The post-Soviet republics of Central Asia have emerged as a key smuggling route for hashish making its way from Afghanistan to European markets.
At the same time, these countries are also developing their own local hashish and opium production. As ever, the illegal economy is breeding destructive gunplay throughout the region. But in these authoritarian nations, proposals for legalization have been marginalized—until now.
The glimmer of hope comes from Kyrgyzstan.
Is Kyrgyzstan Thinking About Legalization?
This country is among the less stable of the Central Asian states, having witnessed a cycle of revolution and counter-revolution since independence from the USSR. Most recently, President Almazbek Atambayev’s cabinet was rearranged in late August, as his prime minister stepped down to run for president in October’s upcoming elections.
Among the beneficiaries of the shake-up is Tolkunbek Abdygulov, the former chief of the National Bank, who now rises to the post of deputy prime minister.
Earlier this year, Abdygulov made local headlines by suggesting—on national TV, no less—that legalizing cannabis would be a good way to boost Kyrgyzstan’s tourism revenues.
Speaking in May at a televised conference, Abdygulov painted Kyrgyzstan as a potential Netherlands of the Commonwealth of Independent States, the community of post-Soviet countries.
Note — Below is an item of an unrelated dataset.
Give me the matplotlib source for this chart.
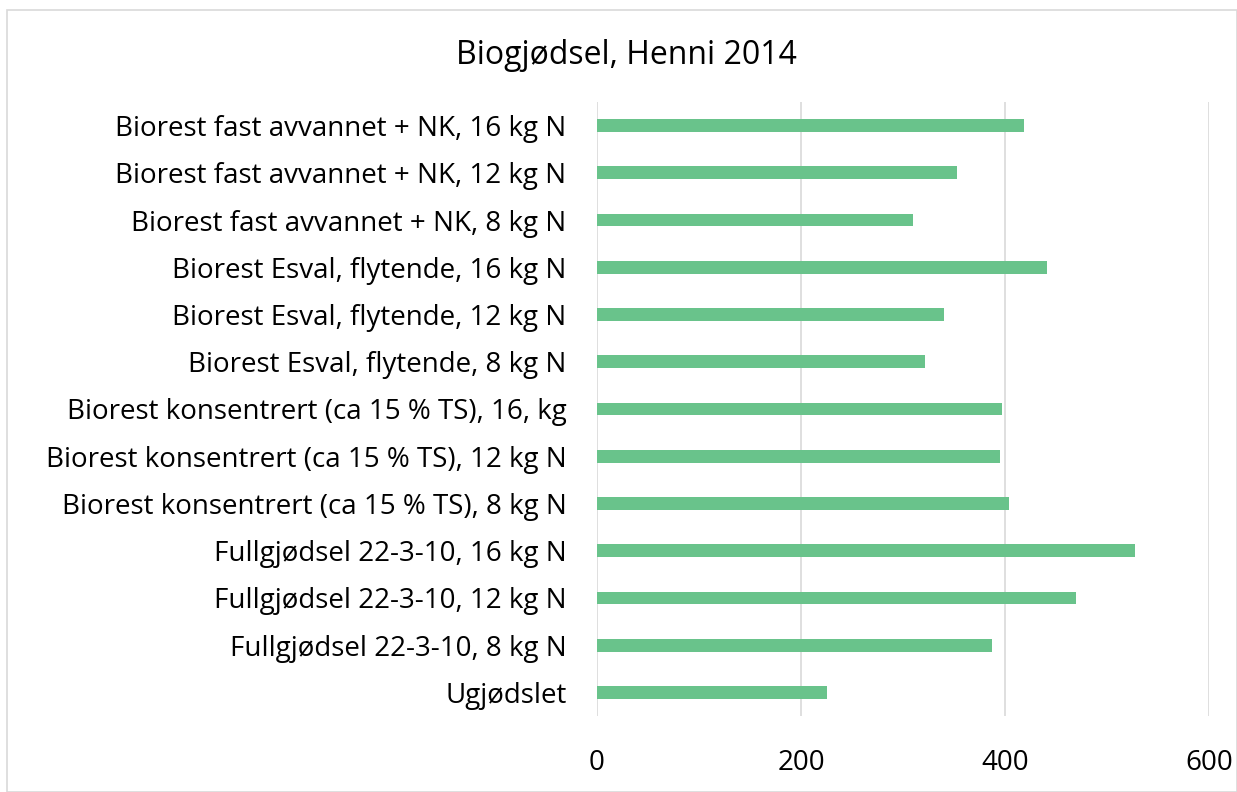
import matplotlib
matplotlib.use("Agg")
import matplotlib.pyplot as plt
from matplotlib.patches import Rectangle

categories = [
    "Ugjødslet",
    "Fullgjødsel 22-3-10, 8 kg N",
    "Fullgjødsel 22-3-10, 12 kg N",
    "Fullgjødsel 22-3-10, 16 kg N",
    "Biorest konsentrert (ca 15 % TS), 8 kg N",
    "Biorest konsentrert (ca 15 % TS), 12 kg N",
    "Biorest konsentrert (ca 15 % TS), 16, kg",
    "Biorest Esval, flytende, 8 kg N",
    "Biorest Esval, flytende, 12 kg N",
    "Biorest Esval, flytende, 16 kg N",
    "Biorest fast avvannet + NK, 8 kg N",
    "Biorest fast avvannet + NK, 12 kg N",
    "Biorest fast avvannet + NK, 16 kg N",
]
values = [225, 387, 470, 527, 404, 395, 397, 322, 340, 441, 310, 353, 419]
xticks = [0, 200, 400, 600]
title = "Biogjødsel, Henni 2014"

plt.rcParams['font.family'] = ['Open Sans', 'DejaVu Sans']

W, H = 1237, 792
fig = plt.figure(figsize=(W / 100, H / 100), dpi=100)
fig.patches.append(Rectangle((7 / W, 0), (W - 7) / W, (H - 10) / H, transform=fig.transFigure,
                             fill=False, edgecolor='#d9d9d9', linewidth=1.2))

left, right = 597 / W, 1209 / W
top, bottom = 102 / H, 716 / H
ax = fig.add_axes([left, 1 - bottom, right - left, bottom - top])

y = list(range(len(categories)))
ax.barh(y, values, height=0.27, color='#69C38B', zorder=3)
ax.set_xlim(0, 600)
ax.set_ylim(-0.5, len(categories) - 0.5)
ax.set_xticks(xticks)
ax.set_xticklabels([str(t) for t in xticks])
ax.set_yticks(y)
ax.set_yticklabels(categories)
ax.grid(axis='x', color='#d9d9d9', linewidth=1.2, zorder=0)
for s in ax.spines.values():
    s.set_visible(False)
ax.tick_params(axis='both', length=0, labelsize=20, colors='black')
ax.tick_params(axis='y', pad=22)
ax.tick_params(axis='x', pad=24)
fig.text((453 + 800) / 2 / W, 1 - 55 / H, title, ha='center', va='center', fontsize=23)

fig.savefig("out.png", dpi=100)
Abdygulov told a shocked audience: “How to create a tourist heaven in Kyrgyzstan? If you’re, for instance, neoliberals, then think about creation of effective trademark. I know how to bring all the tourists here—legalize marijuana. That’s it. That’ll do. The entire CIS will travel [to] Kyrgyzstan, no empty rooms in hotels will be left. That’s a trademark.”
Officials later tried to dismiss Abdygulov’s recommendation as a joke. And he may have to step down as deputy prime minister depending on the outcome of the October elections.
But having even a slightly tongue-in-cheek legalization advocate in a top cabinet post gives the idea a degree of legitimate currency unprecedented in the Central Asian region.
And Abdygulov wasn’t the first. Jenishbek Nazaraliev, a former presidential candidate who has long run a clinic for opiate addicts in the Kyrgyz capital Bishkek, is an open and serious advocate of cannabis legalization. He sees it as a way out of the country’s drug crisis.
Nazaraliev has called for a pilot program for the legal production of cannabis at a site near Lake Issyk-Kul in the northern Tian Shan mountains.
When he unveiled the proposal in 2014, he decried that the illegal drug market in Kyrgyzstan is now “fully controlled by the black economy,” and asked whether “progressive European countries” and US states like Washington and Colorado might not have a better approach.
Legalization Could Significantly Benefit to Kyrgyzstan
Kyrgyzstan could badly use both greater economic independence and greater stability. In their Great Game for control of Central Asia, Russia, the United States and China alike have treated Kyrgyzstan as a piece on the chessboard, vying for access to military bases and the loyalty of the country’s leaders.
A self-sufficient economy could better position the country to resist such pressures. And undercutting the narco networks with legalization could deprive outside powers of armed underground networks that can be exploited to create trouble.